Song by the Marías

from the album Submarine
- Released: May 31, 2024
- Genre: Alternative pop;
- Length: 3:44
- Label: Atlantic; Nice Life;
- Songwriters: María Zardoya; Josh Conway;
- Producer: Conway

= Sienna (song) =

2024 song by The Marías

"Sienna" is a song by American indie pop band the Marías, released on May 31, 2024 from their second studio album, Submarine (2024).

==Content==
The song imagines the life of a child named Sienna that María Zardoya and Josh Conway might have had if they had not ended their relationship. Zardoya pictures that she would have been cute and looked like Conway. Sienna is described as manifesting the characteristics of her parents and engaging in the same things they do, such as running around, jumping in the pool and singing to her pets. Zardoya eventually comes to terms with the fact that she will never exist.

==Critical reception==
Cerys Davies of Los Angeles Times wrote that the song was "dreamy yet heart-wrenching". Hannah Burns and Marc Maleri of Atwood Magazine both lauded the song.
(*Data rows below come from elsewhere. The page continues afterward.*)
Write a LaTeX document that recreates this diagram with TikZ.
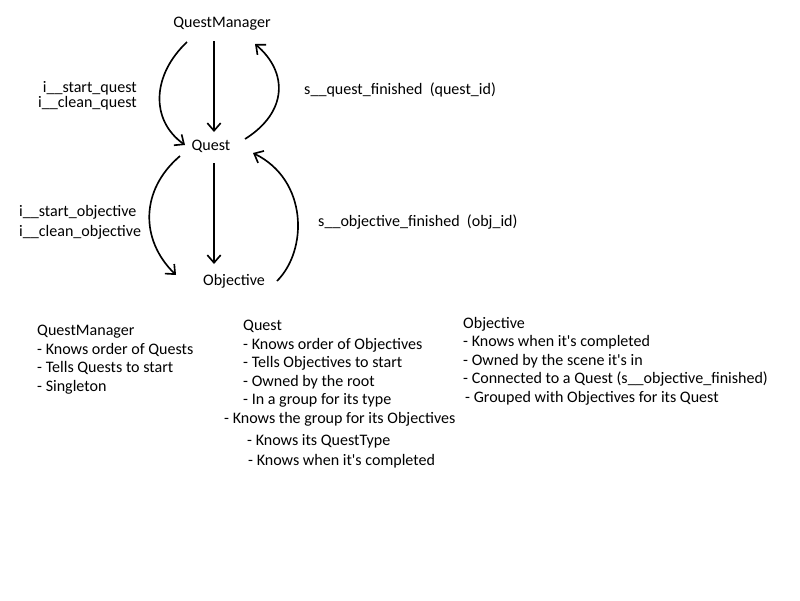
\documentclass[tikz,border=0pt]{standalone}
\usepackage{fontspec}
\setmainfont{Carlito}[Ligatures=TeXOff]
\usepackage{tikz}
\usetikzlibrary{arrows.meta,positioning}

\begin{document}
\begin{tikzpicture}[
    font=\fontsize{13.7}{15.8}\selectfont,
    cls/.style={
        inner sep=0pt
    },
    lbl/.style={
        inner sep=0pt
    },
    info/.style={
        inner sep=0pt,
        anchor=north west,
        align=left
    },
    arr/.style={-{Straight Barb[length=2.3mm,width=4mm]}, line width=1.4pt}
]
\useasboundingbox (0,0) rectangle (24,-18);

% the three classes
\node[cls] (qm) at (6.66,-0.72) {QuestManager};
\node[cls] (quest) at (6.33,-4.38) {Quest};
\node[cls] (obj) at (7.02,-8.43) {Objective};

% signals between them
\node[lbl, anchor=east, align=right] (qmcalls) at (4.11,-2.865)
{i\_\_start\_quest\\[-3pt] i\_\_clean\_quest};
\node[lbl, anchor=west] (qsignal) at (9.12,-2.7)
{s\_\_quest\_finished\ \ (quest\_id)};
\node[lbl, anchor=west, align=left] (qcalls) at (0.57,-6.66)
{i\_\_start\_objective\\[1.2pt] i\_\_clean\_objective};
\node[lbl, anchor=west] (osignal) at (9.54,-6.66)
{s\_\_objective\_finished\ \ (obj\_id)};

\draw[arr] ([xshift=-1.05cm,yshift=-0.54cm]qm.center)
    .. controls (4.56,-2.25) and (4.5,-3.6) ..
    ([xshift=-0.78cm,yshift=0.03cm]quest.center);
\draw[arr] ([xshift=-0.24cm,yshift=-0.51cm]qm.center) --
    ([xshift=0.09cm,yshift=0.42cm]quest.center);
\draw[arr] ([xshift=1.02cm,yshift=0.21cm]quest.center)
    .. controls (8.64,-3.36) and (8.64,-2.16) ..
    ([xshift=0.99cm,yshift=-0.6cm]qm.center);

\draw[arr] ([xshift=-0.93cm,yshift=-0.3cm]quest.center)
    .. controls (4.2,-5.7) and (4.2,-7.2) ..
    ([xshift=-1.74cm,yshift=0.18cm]obj.center);
\draw[arr] ([xshift=0.09cm,yshift=-0.51cm]quest.center) --
    ([xshift=-0.6cm,yshift=0.51cm]obj.center);
\draw[arr] ([xshift=1.29cm]obj.center)
    .. controls (9.24,-7.5) and (9.24,-5.4) ..
    ([xshift=1.26cm,yshift=-0.21cm]quest.center);

% notes
\node[info] (qmnote) at (1.11,-9.75)
{QuestManager\\
- Knows order of Quests\\
- Tells Quests to start\\
- Singleton};

\node[info] (questnote) at (6.72,-9.6)
{\hspace*{0.57cm}Quest\\
\hspace*{0.57cm}- Knows order of Objectives\\
\hspace*{0.57cm}- Tells Objectives to start\\
\hspace*{0.57cm}- Owned by the root\\
\hspace*{0.57cm}- In a group for its type\\
- Knows the group for its Objectives\\[3.4pt]
\hspace*{0.69cm}- Knows its QuestType\\[0.8pt]
\hspace*{0.72cm}- Knows when it's completed};

\node[info] (objnote) at (13.89,-9.51)
{Objective\\
- Knows when it's completed\\
- Owned by the scene it's in\\
- Connected to a Quest (s\_\_objective\_finished)\\
\hspace*{0.06cm}- Grouped with Objectives for its Quest};

\end{tikzpicture}
\end{document}
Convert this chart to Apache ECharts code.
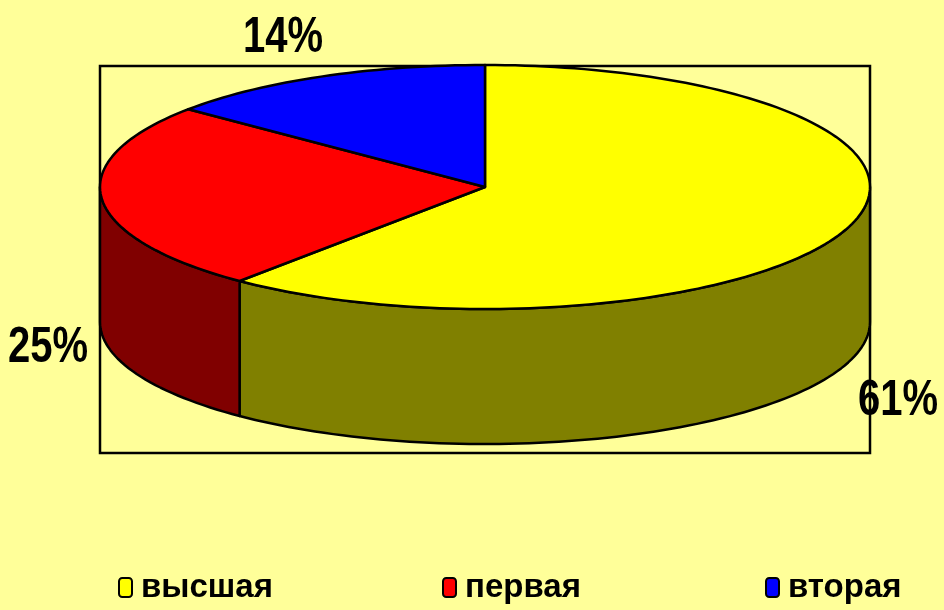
<!DOCTYPE html>
<html>
<head>
<meta charset="utf-8">
<script src="https://cdn.jsdelivr.net/npm/echarts@6/dist/echarts.min.js"></script>
<style>
  html, body { margin: 0; padding: 0; background: #FFFF99; }
  #chartMain { width: 944px; height: 610px; }
</style>
</head>
<body>
<div id="chartMain"></div>
<script>
// данные диаграммы
var categories = ['высшая', 'первая', 'вторая'];
var shares = [61, 25, 14];

// цвета: верх и боковина
var topColors = ['#FFFF00', '#FF0000', '#0000FF'];
var sideColors = ['#808000', '#800000', '#000080'];

var FONT = '"Liberation Sans", Arial, sans-serif';

// геометрия "объёмного" пирога
var pie3d = { cx: 485, cy: 187, rx: 385, ry: 122, depth: 135 };

function pt(a, dy) {
    var r = a * Math.PI / 180;
    return [pie3d.cx + pie3d.rx * Math.cos(r), pie3d.cy - pie3d.ry * Math.sin(r) + (dy || 0)];
}

function arc(a0, a1, dy) {
    // от a0 до a1 (по часовой, a1 < a0)
    var pts = [];
    var n = Math.max(2, Math.ceil((a0 - a1) / 1.5));
    for (var i = 0; i <= n; i++) {
        pts.push(pt(a0 - (a0 - a1) * i / n, dy));
    }
    return pts;
}

function renderSlice(params, api) {
    var idx = params.seriesIndex;
    var start = api.value(0);
    var val = api.value(1);
    var a0 = 90 - start * 3.6;
    var a1 = 90 - (start + val) * 3.6;
    var children = [];

    // боковина: только передняя половина (-180..0)
    var hi = Math.min(a0, 0), lo = Math.max(a1, -180);
    if (hi > lo) {
        var top = arc(hi, lo, 0);
        var bottom = arc(hi, lo, pie3d.depth).reverse();
        children.push({
            type: 'polygon',
            z2: 1,
            shape: { points: top.concat(bottom) },
            style: { fill: sideColors[idx], stroke: '#000', lineWidth: 2.5, lineJoin: 'round' }
        });
    }

    // верхняя грань
    children.push({
        type: 'polygon',
        z2: 5,
        shape: { points: [[pie3d.cx, pie3d.cy]].concat(arc(a0, a1, 0)) },
        style: { fill: topColors[idx], stroke: '#000', lineWidth: 2.5, lineJoin: 'round' }
    });

    // подпись в процентах
    var m = (a0 + a1) / 2 * Math.PI / 180;
    var s = Math.sin(m);
    var lx = pie3d.cx + pie3d.rx * 1.14 * Math.cos(m);
    var ly = pie3d.cy - pie3d.ry * 1.35 * s + (s < 0 ? pie3d.depth * (1.04 - 0.4 * s) : 0);
    if (s > 0) lx -= 15;
    children.push({
        type: 'text',
        z2: 10,
        x: lx,
        y: ly,
        scaleX: 0.8,
        style: {
            text: val + '%',
            fill: '#000',
            font: 'bold 50px ' + FONT,
            align: 'center',
            verticalAlign: 'middle'
        }
    });

    return { type: 'group', children: children };
}

var series = [];
var acc = 0;
for (var i = 0; i < categories.length; i++) {
    series.push({
        type: 'custom',
        name: categories[i],
        coordinateSystem: 'none',
        itemStyle: { color: topColors[i] },
        renderItem: renderSlice,
        data: [[acc, shares[i]]],
        silent: true
    });
    acc += shares[i];
}

var legendLeft = [118, 442, 765];
var legends = categories.map(function (name, i) {
    return {
        data: [name],
        left: legendLeft[i],
        top: 571,
        padding: 0,
        icon: 'roundRect',
        itemWidth: 13,
        itemHeight: 19,
        selectedMode: false,
        itemStyle: { borderColor: '#000', borderWidth: 2 },
        textStyle: { fontSize: 33, fontWeight: 'bold', fontFamily: FONT, color: '#000', padding: [0, 0, 0, 4] }
    };
});

var option = {
    backgroundColor: '#FFFF99',
    animation: false,
    graphic: [{
        type: 'rect',
        z: -1,
        shape: { x: 100, y: 66, width: 770, height: 387 },
        style: { fill: 'transparent', stroke: '#000', lineWidth: 2.5 }
    }],
    legend: legends,
    series: series
};

var mychart = echarts.init(document.getElementById('chartMain'));
mychart.setOption(option);
</script>
</body>
</html>
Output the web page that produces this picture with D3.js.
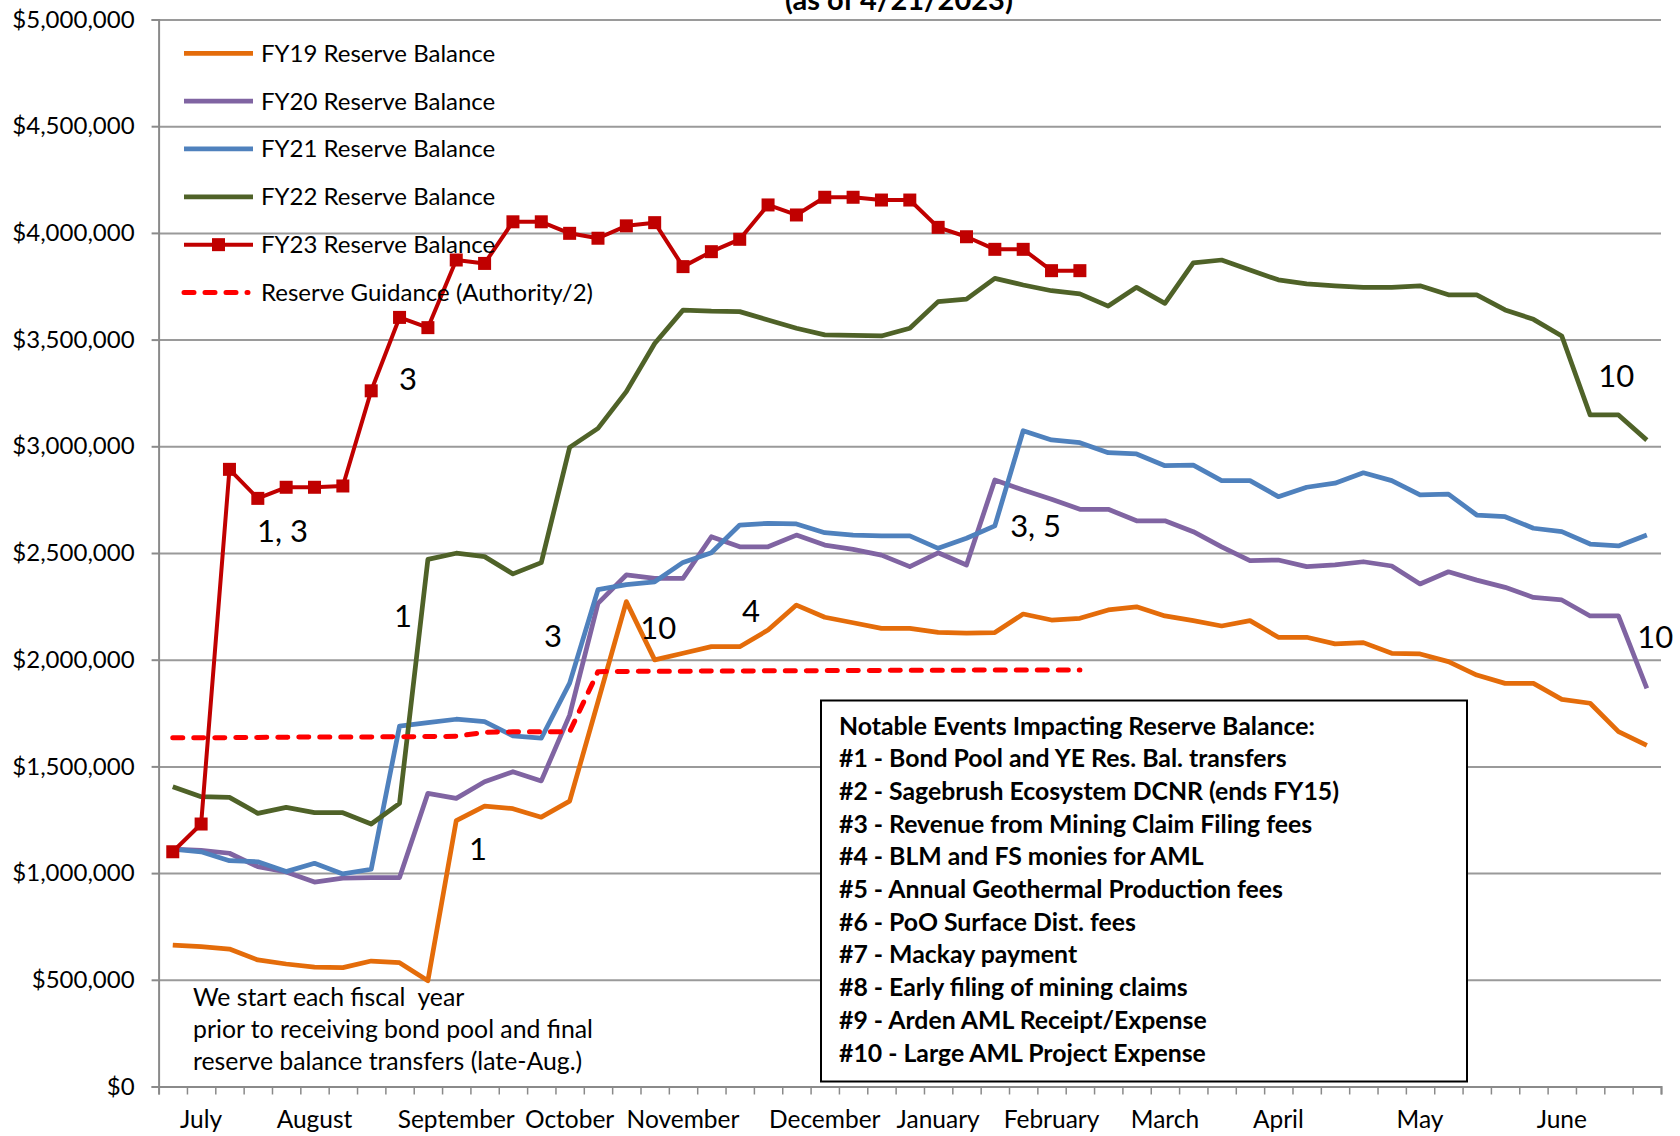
<!DOCTYPE html>
<html>
<head>
<meta charset="utf-8">
<script src="https://cdn.jsdelivr.net/npm/d3@7"></script>
<style>
body{margin:0;background:#fff;}
svg{display:block;font-family:Lato,"Open Sans",sans-serif;}
</style>
</head>
<body>
<svg id="chart" width="1680" height="1136"></svg>
<script>

// weekly reserve balances, fiscal year weeks 0..52 (July -> June)
var weeks = d3.range(53);
var months = ["July","August","September","October","November","December","January","February","March","April","May","June"];
var monthWeek = [1,5,10,14,18,23,27,31,35,39,44,49];
var yTicks = d3.range(0, 5000001, 500000);

var fy19 = [0.663,0.655,0.644,0.593,0.574,0.559,0.557,0.588,0.580,0.496,1.246,1.314,1.302,1.262,1.337,1.803,2.272,1.999,2.030,2.061,
	2.061,2.139,2.256,2.199,2.173,2.147,2.147,2.128,2.124,2.127,2.214,2.186,2.194,2.233,2.248,2.205,2.183,2.158,2.183,2.105,
	2.105,2.074,2.080,2.030,2.027,1.991,1.928,1.889,1.889,1.814,1.796,1.663,1.599];
var fy20 = [1.112,1.106,1.093,1.030,1.005,0.958,0.976,0.979,0.979,1.374,1.350,1.428,1.475,1.432,1.740,2.264,2.397,2.381,2.381,2.576,
	2.529,2.529,2.584,2.537,2.517,2.490,2.436,2.501,2.444,2.842,2.795,2.752,2.705,2.705,2.651,2.651,2.600,2.529,2.464,2.467,
	2.436,2.444,2.459,2.439,2.355,2.412,2.373,2.339,2.292,2.280,2.205,2.205,1.866];
var fy21 = [1.112,1.100,1.058,1.053,1.007,1.046,0.996,1.018,1.689,1.705,1.721,1.710,1.643,1.632,1.890,2.328,2.352,2.365,2.456,2.501,
	2.631,2.639,2.636,2.595,2.584,2.580,2.580,2.522,2.569,2.627,3.073,3.030,3.017,2.970,2.964,2.909,2.912,2.839,2.839,2.764,
	2.808,2.827,2.876,2.839,2.772,2.776,2.678,2.670,2.616,2.600,2.542,2.533,2.584];
var fy22 = [1.405,1.358,1.355,1.280,1.308,1.283,1.283,1.230,1.327,2.470,2.499,2.483,2.402,2.455,2.995,3.084,3.256,3.482,3.638,3.633,
	3.631,3.592,3.553,3.522,3.520,3.517,3.553,3.678,3.690,3.787,3.756,3.729,3.714,3.657,3.745,3.670,3.860,3.873,3.826,3.780,
	3.761,3.752,3.745,3.745,3.752,3.710,3.710,3.639,3.595,3.517,3.147,3.147,3.029];
var fy23 = [1.100,1.230,2.892,2.756,2.808,2.808,2.814,3.260,3.604,3.556,3.873,3.857,4.052,4.052,3.998,3.975,4.033,4.048,3.842,3.912,
	3.970,4.131,4.084,4.167,4.167,4.154,4.154,4.026,3.982,3.923,3.923,3.823,3.823];
var guidance = [1.634,1.634,1.635,1.636,1.637,1.638,1.638,1.638,1.639,1.640,1.641,1.660,1.662,1.662,1.662,1.944,1.945,1.946,1.946,1.947,
	1.947,1.948,1.948,1.949,1.949,1.950,1.951,1.951,1.951,1.952,1.952,1.952,1.952];

var seriesNames = ["FY19 Reserve Balance","FY20 Reserve Balance","FY21 Reserve Balance","FY22 Reserve Balance","FY23 Reserve Balance","Reserve Guidance (Authority/2)"];

// event numbers written on the chart, anchored at (week position, dollars)
var notes = [
	{t:"3", w:8.48, v:3265000}, {t:"1, 3", w:3.47, v:2552000}, {t:"1", w:8.30, v:2153000},
	{t:"3", w:13.60, v:2059000}, {t:"10", w:16.99, v:2097000}, {t:"4", w:20.58, v:2177000},
	{t:"1", w:10.95, v:1061000}, {t:"3, 5", w:30.04, v:2575000}, {t:"10", w:50.79, v:3278000},
	{t:"10", w:52.16, v:2055000}
];
var eventLines = ["Notable Events Impacting Reserve Balance:",
	"#1 - Bond Pool and YE Res. Bal. transfers",
	"#2 - Sagebrush Ecosystem DCNR (ends FY15)",
	"#3 - Revenue from Mining Claim Filing fees",
	"#4 - BLM and FS monies for AML",
	"#5 - Annual Geothermal Production fees",
	"#6 - PoO Surface Dist. fees",
	"#7 - Mackay payment",
	"#8 - Early filing of mining claims",
	"#9 - Arden AML Receipt/Expense",
	"#10 - Large AML Project Expense"];
var startNote = ["We start each fiscal  year","prior to receiving bond pool and final","reserve balance transfers (late-Aug.)"];

var svg = d3.select("#chart");
// plot frame (note: "top" would clash with window.top)
var plotL = 158.6, plotR = 1661, plotT = 19.5, plotB = 1086.5;

var x = d3.scaleBand().domain(weeks).range([plotL, plotR]).padding(0);
var xLin = d3.scaleLinear().domain([0, 53]).range([plotL, plotR]);
var y = d3.scaleLinear().domain([0, 5000000]).range([plotB, plotT]);
var cx = function(d,i){ return x(i) + x.bandwidth()/2; };

// gridlines
svg.append("g")
	.attr("transform","translate("+plotL+",0)")
	.call(d3.axisLeft(y).tickValues(yTicks).tickSize(-(plotR-plotL)).tickFormat(""))
	.call(function(g){
		g.select(".domain").remove();
		g.selectAll("line").attr("stroke","#9a9a9a").attr("stroke-width",2);
	});

// y axis
svg.append("g")
	.attr("transform","translate("+plotL+",0)")
	.call(d3.axisLeft(y).tickValues(yTicks).tickSize(7).tickPadding(17).tickFormat(d3.format("$,")))
	.call(function(g){
		g.select(".domain").attr("stroke","#8a8a8a").attr("stroke-width",2);
		g.selectAll("line").attr("stroke","#8a8a8a").attr("stroke-width",2);
		g.selectAll("text").attr("font-size",24).attr("fill","#000").style("font-family","Lato");
	});

// x axis, a tick at every week boundary
svg.append("g")
	.attr("transform","translate(0,"+plotB+")")
	.call(d3.axisBottom(xLin).tickValues(d3.range(0,54)).tickSize(8).tickFormat(""))
	.call(function(g){
		g.select(".domain").attr("stroke","#8a8a8a").attr("stroke-width",2);
		g.selectAll("line").attr("stroke","#8a8a8a").attr("stroke-width",1.5);
	});

svg.append("g").selectAll("text").data(months).enter()
	.append("text")
	.attr("x",function(d,i){ return x(monthWeek[i]) + x.bandwidth()/2; })
	.attr("y",1128)
	.attr("text-anchor","middle")
	.attr("font-size",24.5)
	.text(function(d){ return d; });

var line = d3.line()
	.x(function(d,i){ return cx(d,i); })
	.y(function(d){ return y(d*1000000); });

var series = [
	{data:fy19, color:"#e46c0a", width:4.75},
	{data:fy20, color:"#8064a2", width:4.75},
	{data:fy21, color:"#4f81bd", width:4.75},
	{data:fy22, color:"#4f6228", width:4.75},
	{data:fy23, color:"#c00000", width:4, marker:true},
	{data:guidance, color:"#ff0000", width:5, dash:"10,11"}
];

series.forEach(function(s){
	var p = svg.append("path").datum(s.data)
		.attr("d",line)
		.attr("fill","none")
		.attr("stroke",s.color)
		.attr("stroke-width",s.width)
		.attr("stroke-linejoin","round");
	if(s.dash) p.attr("stroke-dasharray",s.dash).attr("stroke-linecap","round");
	if(s.marker){
		svg.append("g").selectAll("rect").data(s.data).enter()
			.append("rect")
			.attr("x",function(d,i){ return cx(d,i) - 6.5; })
			.attr("y",function(d){ return y(d*1000000) - 6.5; })
			.attr("width",13).attr("height",13)
			.attr("fill",s.color);
	}
});

// legend
var legend = svg.append("g");
var legendY = d3.scaleLinear().domain([0,5]).range([53.3, 292.5]);
seriesNames.forEach(function(name,i){
	var s = series[i];
	var gy = legendY(i);
	var l = legend.append("line")
		.attr("x1",184).attr("x2",s.dash ? 248 : 253)
		.attr("y1",gy).attr("y2",gy)
		.attr("stroke",s.color)
		.attr("stroke-width",s.width)
		.attr("stroke-linecap",s.dash ? "round" : "butt");
	if(s.dash) l.attr("stroke-dasharray",s.dash);
	if(s.marker){
		legend.append("rect").attr("x",212).attr("y",gy-6.5).attr("width",13).attr("height",13).attr("fill",s.color);
	}
	legend.append("text")
		.attr("x",261).attr("y",gy)
		.attr("dy","0.35em")
		.attr("font-size",24)
		.text(name);
});

// event numbers
svg.append("g").selectAll("text").data(notes).enter()
	.append("text")
	.attr("x",function(d){ return xLin(d.w); })
	.attr("y",function(d){ return y(d.v); })
	.attr("font-size",31)
	.text(function(d){ return d.t; });

// notable events box
var box = svg.append("g");
box.append("rect")
	.attr("x",821).attr("y",700.5)
	.attr("width",646).attr("height",381)
	.attr("fill","#fff")
	.attr("stroke","#000")
	.attr("stroke-width",2);
box.selectAll("text").data(eventLines).enter()
	.append("text")
	.attr("x",839)
	.attr("y",function(d,i){ return 734.5 + i*32.7; })
	.attr("font-size",24.8)
	.attr("font-weight","bold")
	.text(function(d){ return d; });

svg.append("g").selectAll("text").data(startNote).enter()
	.append("text")
	.attr("x",193)
	.attr("y",function(d,i){ return 1006 + i*32; })
	.attr("font-size",24.8)
	.style("white-space","pre")
	.text(function(d){ return d; });

// title, mostly above the picture
svg.append("text")
	.attr("x",785).attr("y",10)
	.attr("font-size",29)
	.attr("font-weight","bold")
	.text("(as of 4/21/2023)");

</script>
</body>
</html>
Burns regarded it as having some of the best lines from Submarine, mentioning "I live under your eyelids / I'll always be yours" and the outro ("On the beach in the winter / When the waves were mad / Down by the water, crystal clear / See her face in the forest then it disappears"), while Maleri described the lyrics as "hauntingly gorgeous".

==Charts==
===Weekly charts===

Weekly chart performance for "Sienna"
| Chart (2024–2025) | Peak position |
|---|---|
| Canada Hot 100 (Billboard) | 78 |
| Global 200 (Billboard) | 163 |
| US Billboard Hot 100 | 74 |
| US Hot Rock & Alternative Songs (Billboard) | 8 |

===Year-end charts===

Year-end chart performance for "Sienna"
| Chart (2025) | Position |
|---|---|
| US Hot Rock & Alternative Songs (Billboard) | 25 |

==Certifications==

Certifications for "Sienna"
| Region | Certification | Certified units/sales |
| Australia (ARIA) | Gold | 35,000^{‡} |
| Canada (Music Canada) | Gold | 40,000^{‡} |
| New Zealand (RMNZ) | Gold | 15,000^{‡} |
^{‡} Sales+streaming figures based on certification alone.